____ Provided records
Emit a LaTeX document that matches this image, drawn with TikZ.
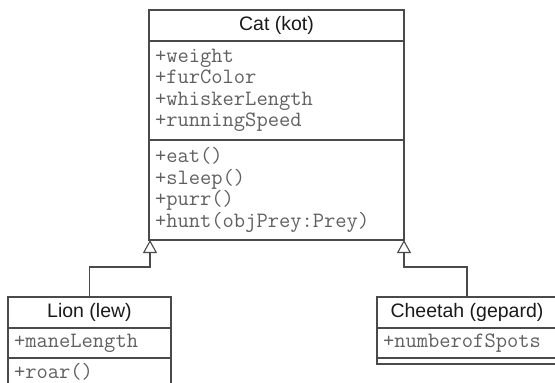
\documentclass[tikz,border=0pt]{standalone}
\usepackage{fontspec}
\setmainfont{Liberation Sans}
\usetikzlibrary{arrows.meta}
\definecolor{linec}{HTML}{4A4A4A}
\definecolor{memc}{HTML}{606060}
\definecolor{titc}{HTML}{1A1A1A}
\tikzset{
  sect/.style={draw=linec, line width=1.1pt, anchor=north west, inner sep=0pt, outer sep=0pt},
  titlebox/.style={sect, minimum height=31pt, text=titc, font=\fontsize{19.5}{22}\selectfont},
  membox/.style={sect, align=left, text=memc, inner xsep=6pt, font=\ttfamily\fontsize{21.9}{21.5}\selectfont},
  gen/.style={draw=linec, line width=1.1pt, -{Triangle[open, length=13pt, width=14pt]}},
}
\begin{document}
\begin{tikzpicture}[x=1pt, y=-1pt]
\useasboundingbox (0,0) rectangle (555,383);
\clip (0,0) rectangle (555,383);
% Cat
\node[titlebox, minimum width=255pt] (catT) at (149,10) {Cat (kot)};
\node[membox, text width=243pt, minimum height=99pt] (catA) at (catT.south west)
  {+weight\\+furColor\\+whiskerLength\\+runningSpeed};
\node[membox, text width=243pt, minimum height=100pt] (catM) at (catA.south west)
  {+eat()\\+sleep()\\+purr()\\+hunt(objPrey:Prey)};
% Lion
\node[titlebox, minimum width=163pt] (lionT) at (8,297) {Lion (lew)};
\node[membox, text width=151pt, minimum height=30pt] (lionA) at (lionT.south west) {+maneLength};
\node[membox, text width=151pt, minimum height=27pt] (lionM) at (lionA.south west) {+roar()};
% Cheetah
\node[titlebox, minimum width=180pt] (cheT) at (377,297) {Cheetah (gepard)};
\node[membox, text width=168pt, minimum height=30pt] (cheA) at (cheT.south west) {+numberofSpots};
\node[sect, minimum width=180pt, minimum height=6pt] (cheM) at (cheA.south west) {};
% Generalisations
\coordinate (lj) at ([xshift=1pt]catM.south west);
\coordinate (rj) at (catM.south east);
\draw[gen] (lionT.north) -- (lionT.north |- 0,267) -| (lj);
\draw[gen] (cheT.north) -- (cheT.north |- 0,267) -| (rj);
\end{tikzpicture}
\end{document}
________
____ Provided records
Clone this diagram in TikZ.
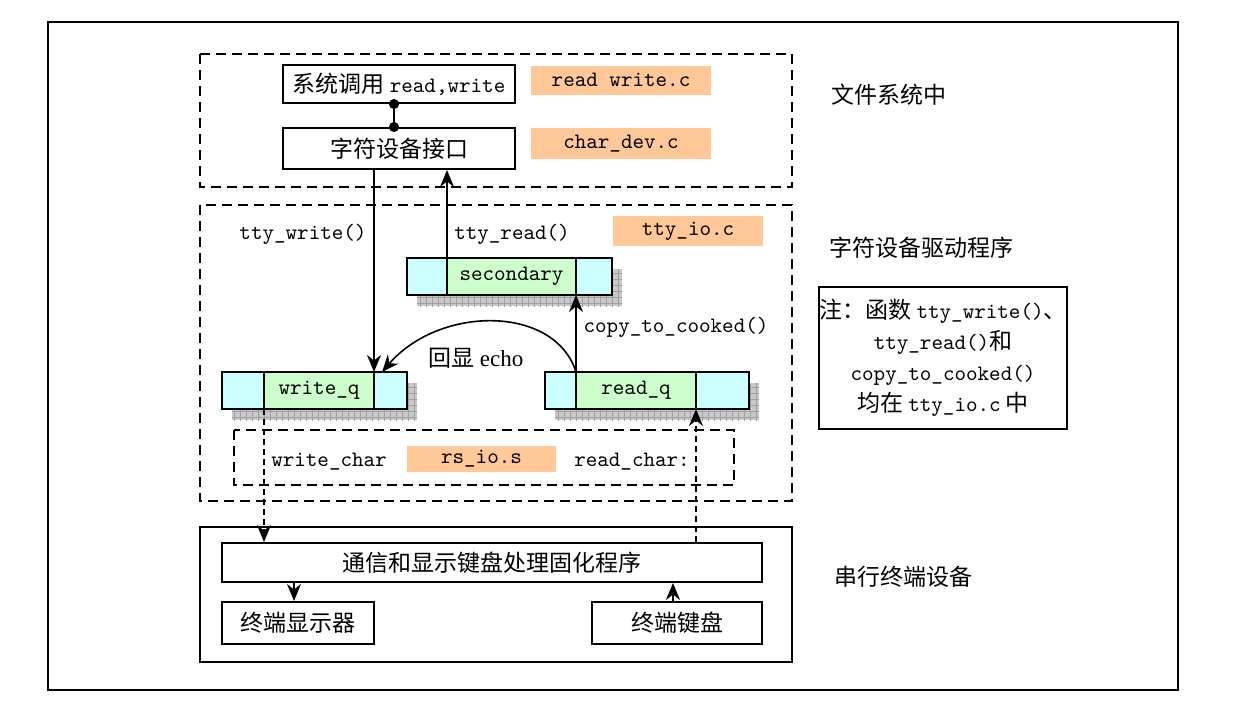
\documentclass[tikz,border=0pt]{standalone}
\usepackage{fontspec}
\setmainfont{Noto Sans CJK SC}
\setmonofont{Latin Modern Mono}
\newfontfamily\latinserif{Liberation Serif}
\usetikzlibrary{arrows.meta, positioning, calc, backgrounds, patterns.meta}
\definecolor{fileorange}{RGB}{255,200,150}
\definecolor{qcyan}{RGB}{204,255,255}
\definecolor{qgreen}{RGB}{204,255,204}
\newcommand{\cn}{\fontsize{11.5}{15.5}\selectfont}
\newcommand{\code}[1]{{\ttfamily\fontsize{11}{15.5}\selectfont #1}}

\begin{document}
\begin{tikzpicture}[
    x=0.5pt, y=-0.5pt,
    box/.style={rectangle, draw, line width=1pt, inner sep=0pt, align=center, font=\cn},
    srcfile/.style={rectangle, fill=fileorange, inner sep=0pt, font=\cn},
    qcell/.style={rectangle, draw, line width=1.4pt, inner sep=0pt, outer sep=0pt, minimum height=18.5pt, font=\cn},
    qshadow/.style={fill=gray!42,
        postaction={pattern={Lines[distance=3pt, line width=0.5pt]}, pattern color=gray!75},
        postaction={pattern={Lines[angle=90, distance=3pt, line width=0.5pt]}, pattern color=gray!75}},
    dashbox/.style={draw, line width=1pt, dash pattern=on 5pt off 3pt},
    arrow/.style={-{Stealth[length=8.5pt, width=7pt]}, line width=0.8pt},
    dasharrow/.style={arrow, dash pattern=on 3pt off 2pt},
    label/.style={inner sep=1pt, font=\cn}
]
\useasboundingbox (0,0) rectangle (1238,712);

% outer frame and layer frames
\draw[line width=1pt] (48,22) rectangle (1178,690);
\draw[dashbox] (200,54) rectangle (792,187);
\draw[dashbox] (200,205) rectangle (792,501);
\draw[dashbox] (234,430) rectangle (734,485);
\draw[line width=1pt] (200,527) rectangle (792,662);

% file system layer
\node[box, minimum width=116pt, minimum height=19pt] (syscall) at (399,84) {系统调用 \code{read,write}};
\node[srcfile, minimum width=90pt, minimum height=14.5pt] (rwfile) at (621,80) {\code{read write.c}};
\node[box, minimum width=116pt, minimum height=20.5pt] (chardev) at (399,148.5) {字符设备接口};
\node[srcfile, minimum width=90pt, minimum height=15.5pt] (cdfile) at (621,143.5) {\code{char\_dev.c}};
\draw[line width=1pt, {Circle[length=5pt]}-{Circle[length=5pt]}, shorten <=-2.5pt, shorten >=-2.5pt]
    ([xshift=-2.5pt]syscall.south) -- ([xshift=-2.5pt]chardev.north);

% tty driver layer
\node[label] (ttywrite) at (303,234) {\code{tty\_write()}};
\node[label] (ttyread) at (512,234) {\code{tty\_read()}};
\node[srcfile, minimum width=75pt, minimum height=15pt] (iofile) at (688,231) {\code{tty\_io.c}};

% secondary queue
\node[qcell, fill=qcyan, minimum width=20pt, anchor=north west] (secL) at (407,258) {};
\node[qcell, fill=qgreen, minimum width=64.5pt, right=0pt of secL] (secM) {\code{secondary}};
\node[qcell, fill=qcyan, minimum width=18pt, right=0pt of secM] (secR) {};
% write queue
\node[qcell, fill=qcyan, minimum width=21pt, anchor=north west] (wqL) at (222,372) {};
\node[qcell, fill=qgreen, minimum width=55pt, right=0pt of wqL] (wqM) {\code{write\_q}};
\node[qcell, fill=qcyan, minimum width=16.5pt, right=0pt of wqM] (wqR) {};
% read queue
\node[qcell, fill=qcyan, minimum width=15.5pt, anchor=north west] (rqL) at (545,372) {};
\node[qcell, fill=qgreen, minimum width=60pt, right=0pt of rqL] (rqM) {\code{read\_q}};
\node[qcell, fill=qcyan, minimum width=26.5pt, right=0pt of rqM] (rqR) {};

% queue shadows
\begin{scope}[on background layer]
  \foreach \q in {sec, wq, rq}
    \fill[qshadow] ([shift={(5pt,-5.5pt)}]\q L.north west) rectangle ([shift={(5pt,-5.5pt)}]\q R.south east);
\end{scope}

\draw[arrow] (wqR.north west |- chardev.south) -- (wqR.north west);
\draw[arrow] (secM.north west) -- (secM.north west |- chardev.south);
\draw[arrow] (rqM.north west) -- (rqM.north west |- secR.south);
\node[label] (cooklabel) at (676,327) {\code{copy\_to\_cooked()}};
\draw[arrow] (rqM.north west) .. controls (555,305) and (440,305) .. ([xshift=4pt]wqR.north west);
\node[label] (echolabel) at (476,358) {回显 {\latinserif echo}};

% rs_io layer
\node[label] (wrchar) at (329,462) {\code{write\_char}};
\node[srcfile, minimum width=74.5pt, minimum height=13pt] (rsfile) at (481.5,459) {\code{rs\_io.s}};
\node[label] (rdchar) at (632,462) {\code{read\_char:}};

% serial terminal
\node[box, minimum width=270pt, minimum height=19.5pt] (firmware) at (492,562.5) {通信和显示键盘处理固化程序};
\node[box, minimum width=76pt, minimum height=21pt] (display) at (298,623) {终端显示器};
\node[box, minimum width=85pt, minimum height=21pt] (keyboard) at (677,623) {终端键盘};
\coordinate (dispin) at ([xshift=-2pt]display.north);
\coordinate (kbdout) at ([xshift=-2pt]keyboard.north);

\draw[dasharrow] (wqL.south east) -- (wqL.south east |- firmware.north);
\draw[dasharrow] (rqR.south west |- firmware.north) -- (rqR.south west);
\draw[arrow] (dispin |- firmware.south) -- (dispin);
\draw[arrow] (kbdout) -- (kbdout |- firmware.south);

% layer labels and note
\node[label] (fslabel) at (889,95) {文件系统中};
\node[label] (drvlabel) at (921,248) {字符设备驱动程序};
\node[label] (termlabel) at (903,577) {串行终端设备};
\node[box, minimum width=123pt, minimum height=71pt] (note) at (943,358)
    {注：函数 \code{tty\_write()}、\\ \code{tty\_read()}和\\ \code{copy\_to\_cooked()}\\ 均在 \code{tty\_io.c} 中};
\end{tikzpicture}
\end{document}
________
**Work to complete**
Go through the listing above and work out how many lines contain the string "this". Reply with the number alone.

**Task output**
2